Luther replied, “Since then Your Majesty and your lordships desire a simply reply, I will answer without horns and without teeth. Unless I am convicted by Scripture and plain reason—I do not accept the authority of popes and councils, for they have contradicted each other—my conscience is captive to the Word of God. I cannot and I will not recant anything for to go against conscience is neither right nor safe. God help me. Amen.”
After growing up in a couple squishy-evangelical churches, I headed to a conservative evangelical college, located South of the Mason-Dixon Line. And like many conservative Bible colleges in the South, this one had a pretty strict code concerning dress, alcohol, and movies. And like most strict Bible colleges, the campus burst with 18- to 21-year-olds full of angst and eager to put off the old garb of 20th-century fundamentalism and put on the new garb of freedom in Christ.
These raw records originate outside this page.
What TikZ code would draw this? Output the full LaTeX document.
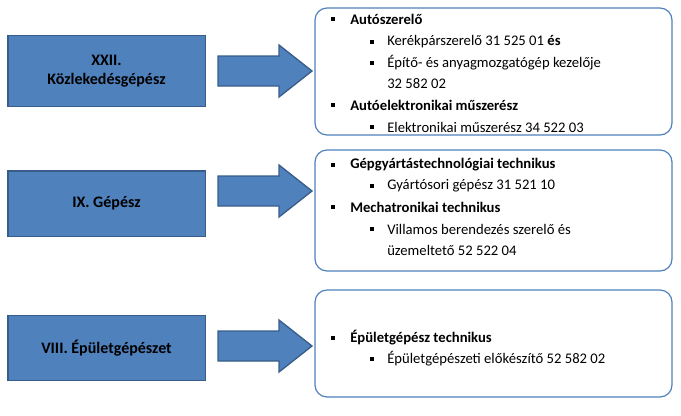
\documentclass[tikz,border=0pt]{standalone}
\usepackage{fontspec}
\setmainfont{Carlito}
\definecolor{bfill}{HTML}{4F81BD}
\definecolor{bline}{HTML}{385D8A}
\tikzset{
 leftbox/.style={draw=bline,line width=1pt,fill=bfill,font=\fontsize{12}{14}\selectfont\bfseries,align=center,minimum width=148pt,minimum height=51pt,inner sep=0pt},
 bigarrow/.style={draw=bline,line width=1pt,fill=bfill},
 rightbox/.style={draw=bfill,line width=0.9pt,fill=white,rounded corners=9pt},
 tl/.style={anchor=west,font=\fontsize{11}{13}\selectfont,inner sep=0pt},
 tb/.style={tl,font=\fontsize{11}{13}\selectfont\bfseries},
 sq/.style={fill=black,minimum size=3.6pt,inner sep=0pt},
}
\newcommand{\blockarrow}[2]{%
 \coordinate (#1) at (265,#2);
 \draw[bigarrow] ([shift={(-47,-15)}]#1) -- ([shift={(14,-15)}]#1) -- ([shift={(14,-26)}]#1) -- ([shift={(47,0)}]#1) -- ([shift={(14,26)}]#1) -- ([shift={(14,15)}]#1) -- ([shift={(-47,15)}]#1) -- cycle;}
\begin{document}
\begin{tikzpicture}[x=0.75pt,y=-0.75pt]
\useasboundingbox (0,0) rectangle (681,415);
\node[leftbox,minimum height=53pt] (l1) at (106.5,71) {XXII.\\Közlekedésgépész};
\node[leftbox,minimum height=49pt] (l2) at (106.5,203.5) {IX. Gépész};
\node[leftbox,minimum height=49pt] (l3) at (106.5,348) {VIII. Épületgépészet};
\blockarrow{a1}{71}
\blockarrow{a2}{191}
\blockarrow{a3}{346}
\draw[rightbox] (315,8) rectangle (672,135);
\draw[rightbox] (315,150) rectangle (672,271);
\draw[rightbox] (315,290) rectangle (672,397);
\node[sq] (b1) at (333,19) {}; \node[tb] (t1) at (350,19) {Autószerelő};
\node[sq] (b2) at (372,42) {}; \node[tl] (t2) at (387,42) {Kerékpárszerelő 31 525 01 \textbf{és}};
\node[sq] (b3) at (372,63) {}; \node[tl] (t3) at (387,63) {Építő- és anyagmozgatógép kezelője};
\node[tl] (t4) at (387,84) {32 582 02};
\node[sq] (b5) at (333,105) {}; \node[tb] (t5) at (350,105) {Autóelektronikai műszerész};
\node[sq] (b6) at (372,127) {}; \node[tl] (t6) at (387,127) {Elektronikai műszerész 34 522 03};
\node[sq] (c1) at (333,165) {}; \node[tb] (u1) at (350,165) {Gépgyártástechnológiai technikus};
\node[sq] (c2) at (372,186) {}; \node[tl] (u2) at (387,186) {Gyártósori gépész 31 521 10};
\node[sq] (c3) at (333,207) {}; \node[tb] (u3) at (350,207) {Mechatronikai technikus};
\node[sq] (c4) at (372,229) {}; \node[tl] (u4) at (387,229) {Villamos berendezés szerelő és};
\node[tl] (u5) at (387,250) {üzemeltető 52 522 04};
\node[sq] (d1) at (333,338) {}; \node[tb] (v1) at (350,338) {Épületgépész technikus};
\node[sq] (d2) at (372,359) {}; \node[tl] (v2) at (387,359) {Épületgépészeti előkészítő 52 582 02};
\end{tikzpicture}
\end{document}
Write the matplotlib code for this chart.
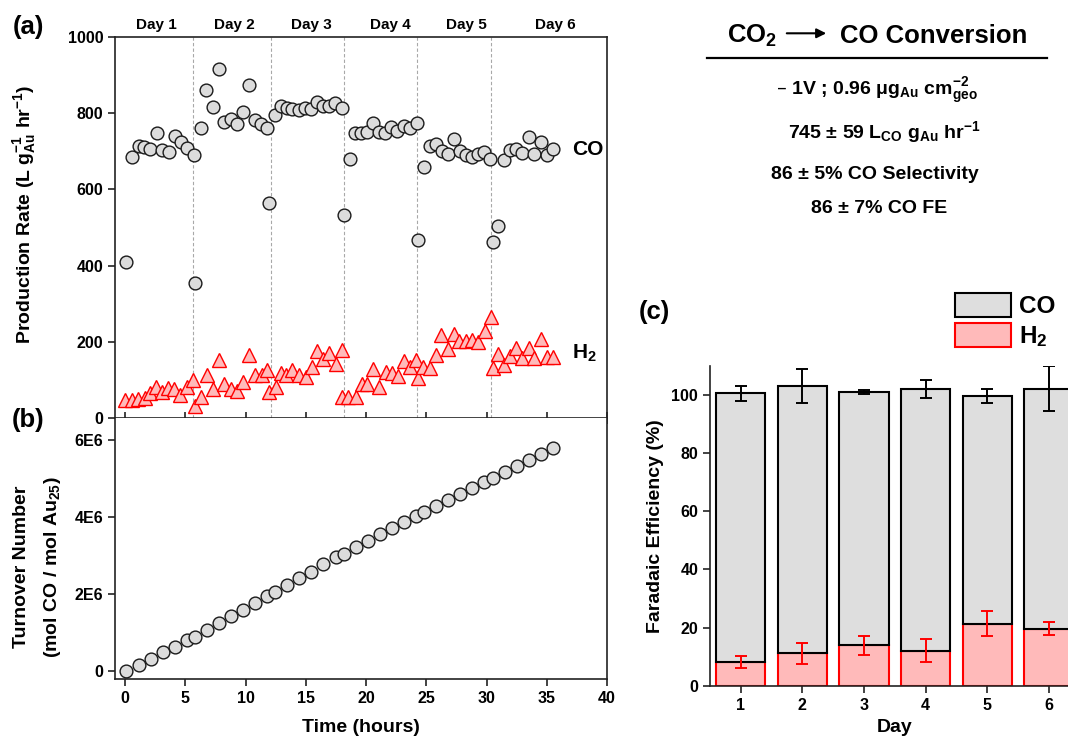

But there was also more serious types who turned against conservative evangelicalism. These guys now write blogs with bios that begin, “I grew up in a fundamentalist church and went to a fundamentalist Bible college…” They delight to show video clips of the lowest common denominator of what could pass for conservative Christianity and then conclude, “This is why evangelicalism has nothing to do with Jesus!”
These guys in college were smart, fast-thinking, and with my squishy-church background, I had little to rebut them. In fact, they often seemed reasonable. They came into debates with books from academic presses and drank fair-trade coffee before fair-trade coffee was hip.
Constant Battle
Inerrancy and the authority of Scripture became the center of what seemed like a constant battle on campus. Debates broke out in lecture halls and dorm rooms. Of course, it didn’t take long before debates over inerrancy and the authority of Scripture led to debates over homosexuality and women in ministry. Cultural and emotional baggage seemed to be a part of every discussion.
I remember, at one point, someone gave me an old photocopied article by Jack Rogers and Donald McKim on why the doctrine of inerrancy was a modernist invention of Old Princeton—Warfield especially. The article made me feel stupid for believing in inerrancy, but I couldn’t shake the feeling that giving up on inerrancy had more severe consequences for the authority of Scripture.